No dream comes without risks. And gun violence is a 24/7 risk in America in ways it is not in any other country in the world. Many families with children shun fancy jobs in secure and gated communities in the US for this very reason. Kuchibotla was unlucky. He went out to watch a game over a beer with his friend. He was shot by a random guy who tried to be a hero by asking two hard working Indians to leave his country. 

That public story ends there. Now I turn to the larger issue of why it is important to appreciate and live the difference between integration and assimilation. They are not synonyms – far from it. The former is an amalgamation, a blending-in that speaks to homogenisation and even loss of identity over a period of time. The latter – assimilation – is to absorb the new and the unknown without annihilating one’s identity. It is to be informed and aware without losing one’s roots.

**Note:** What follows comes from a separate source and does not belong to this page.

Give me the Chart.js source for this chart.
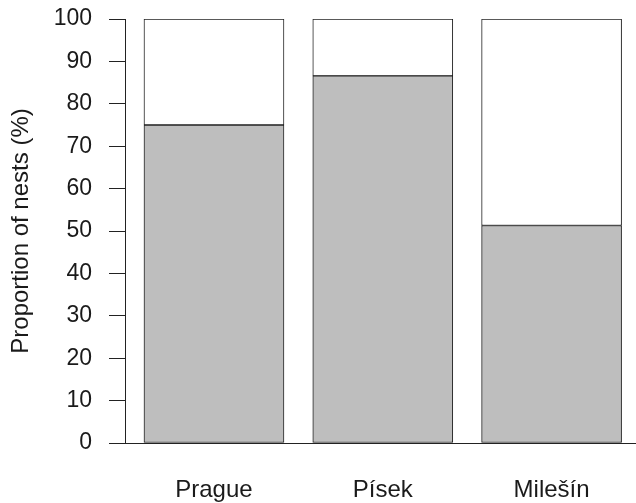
<!DOCTYPE html>
<html>
<head>
<meta charset="utf-8">
<script src="https://cdn.jsdelivr.net/npm/chart.js@4/dist/chart.umd.min.js"></script>
<style>
  html, body { margin: 0; padding: 0; background: #fff; }
  #wrap { width: 636px; height: 503px; }
</style>
</head>
<body>
<div id="wrap"><canvas id="chart" width="636" height="503"></canvas></div>
<script>
const categories = ["Prague", "Písek", "Milešín"];
const grayValues = [75, 86.6, 51.3];
const whiteValues = [25, 13.4, 48.7];
const yTicks = [0, 10, 20, 30, 40, 50, 60, 70, 80, 90, 100];

const lineColor = "#222";
const textColor = "#1a1a1a";
const font = "'Liberation Sans', Arial, sans-serif";

const toPoints = (vals) => vals.map((v, i) => ({ x: i, y: v }));

const ctx = document.getElementById("chart").getContext("2d");
new Chart(ctx, {
  type: "bar",
  data: {
    datasets: [
      {
        label: "gray",
        data: toPoints(grayValues),
        backgroundColor: "#bebebe",
        borderColor: lineColor,
        borderWidth: 1,
        borderSkipped: false,
        barThickness: 140,
        stack: "s",
      },
      {
        label: "white",
        data: toPoints(whiteValues),
        backgroundColor: "#ffffff",
        borderColor: lineColor,
        borderWidth: 1,
        borderSkipped: false,
        barThickness: 140,
        stack: "s",
      },
    ],
  },
  options: {
    responsive: false,
    animation: false,
    layout: { padding: { top: 19, right: 0, left: 0, bottom: 0 } },
    plugins: { legend: { display: false }, tooltip: { enabled: false } },
    scales: {
      x: {
        type: "linear",
        stacked: true,
        offset: false,
        min: -0.527,
        max: 2.5,
        afterBuildTicks: (scale) => {
          scale.ticks = categories.map((c, i) => ({ value: i }));
        },
        afterFit: (scale) => {
          scale.height = 60;
          scale.paddingLeft = 0;
          scale.paddingRight = 0;
        },
        grid: { display: false, offset: false },
        border: { display: true, color: lineColor, width: 1 },
        ticks: {
          padding: 25,
          color: textColor,
          font: { family: font, size: 24 },
          callback: (v) => categories[v],
          maxRotation: 0,
          autoSkip: false,
        },
      },
      y: {
        stacked: true,
        min: 0,
        max: 100,
        afterBuildTicks: (scale) => {
          scale.ticks = yTicks.map((v) => ({ value: v }));
        },
        afterFit: (scale) => {
          scale.width = 125;
          scale.paddingTop = 0;
          scale.paddingBottom = 0;
        },
        grid: {
          display: true,
          drawOnChartArea: false,
          drawTicks: true,
          tickLength: 16,
          color: lineColor,
        },
        border: { display: true, color: lineColor, width: 1 },
        ticks: {
          padding: 17,
          color: textColor,
          font: { family: font, size: 23 },
        },
        title: {
          display: true,
          text: "Proportion of nests (%)",
          color: textColor,
          font: { family: font, size: 24 },
          padding: { top: 7, bottom: 0 },
        },
      },
    },
  },
});
</script>
</body>
</html>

The trouble begins when we try to have our cake and eat it to. We want to be Americans, but not quite. We want to acquire an American accent, but not quite. We think America is a dream, but discover not quite as millions have reached the same spot with the same dreams. We think we are different and superior only to find that the competition is stiff and truly free. So what do we fall back on? Racism which we didn’t quite see in India because of the rat race and because we are all people of colour. As for English, more and more of us speak it poorly but we poke fun at other Americans who have accents while we think we do not.

Like all others, I pray for the Kuchibotla family and hope his widow can return to Kansas to complete her husband’s dreams. That dream comes with random gun violence in a society which is passing through an extremely restive phase, where the 'other' is seen as an enemy and violence can degenerate into deaths in a split second. As for racism, violence and hate in India, we really do not have lessons to give others. A dose of modesty will help. Try it.